Our best hope, it seems to me, is an almost nihilistic one: the economy somehow recovers on its own, through black-box mechanisms that we still don’t really understand. Business confidence returns, hiring finally picks up, and the economy roars forth. This may be a vain hope, but the “animal spirits” of investors (and consumers) that Keynes wrote about in The General Theory are not really visible, despite the several monthly surveys of business sentiment that are out there.

Our next best hope is another fiscal stimulus. It won’t be like the first one, which is about to run out and was too small anyway, not with a Republican majority in the House that believes spending = death and doesn’t even want to avert a financial crisis by raising the debt ceiling unless the Democrats agree to massive long-term spending cuts. But I could see the two parties agreeing on a big set of tax cuts, which is the usual form that a fiscal stimulus takes anyway (e.g., 1964, 1981, 2001).  That has a couple of disadvantages: (1) the “multiplier” effect of a tax cut on GDP is typically empirically estimated to be smaller than that of a spending increase of equal size, because not all of a tax cut gets spent; (2) tax cuts are hard to reverse, as everyone hates seeing their taxes go up, so they could make the long-term debt problem much worse. Still, it’s probably the only politically viable option for a fiscal stimulus.

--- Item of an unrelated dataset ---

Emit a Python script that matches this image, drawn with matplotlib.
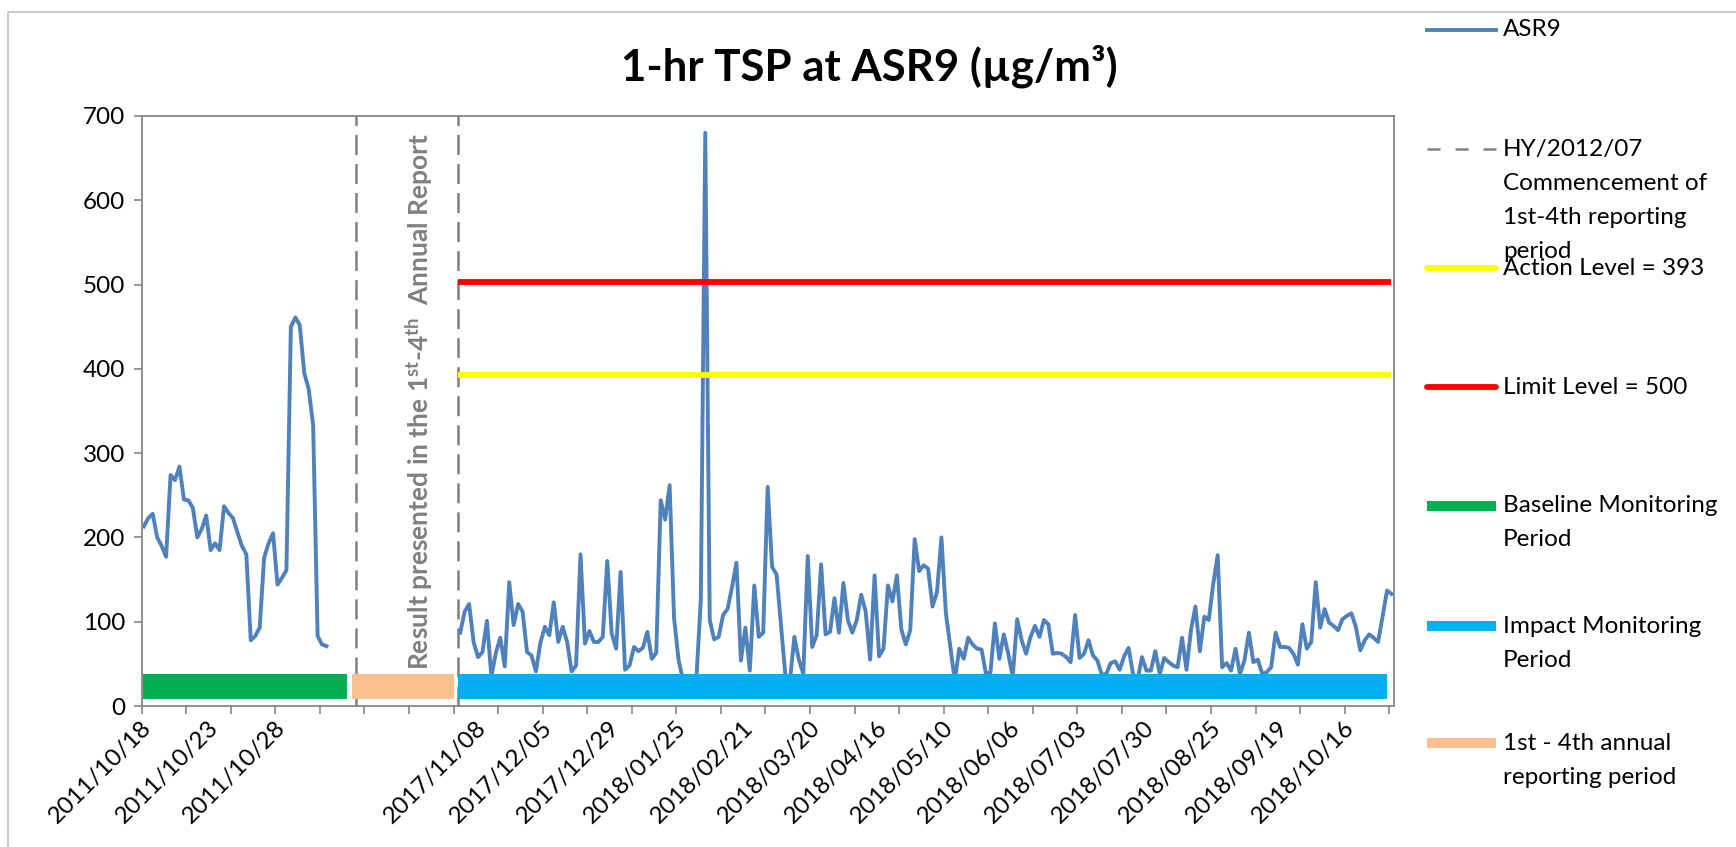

* The last part of that statement (companies are not eager to invest in new capital) is less true than I had thought. As the Wall Street Journal article linked to below notes, a survey of banks indicated that small businesses were demanding more loans, at least in the first quarter of the year.

UPDATE: This Associated Press article from the next day’s newspapers adds some helpful detail. The headline from the Syracuse Post-Standard’s version of that article says it all: “Slow Economy a Puzzle: Fed chief flummoxed, says troubles could last a while.” My quick take:

(1) The economy has long been in a liquidity trap (Krugman’s definition, i.e., a slump in which monetary policy is no longer effective).

(2) Bernanke has long suspected this himself, but as Fed Chairman he feels obligated to try to stimulate the economy through monetary policy, via unusual, unprecedented channels “that just might work” like QE2.

(3) QE2 has failed to measurably stimulate the economy, because the economy was in a liquidity trap.

(4) Liquidity trap or not, it’s not easy for the Fed to just throw in the towel, so a QE3 might well happen. But I doubt the Street will get all that excited about it, considering what a dud QE2 seems to have been.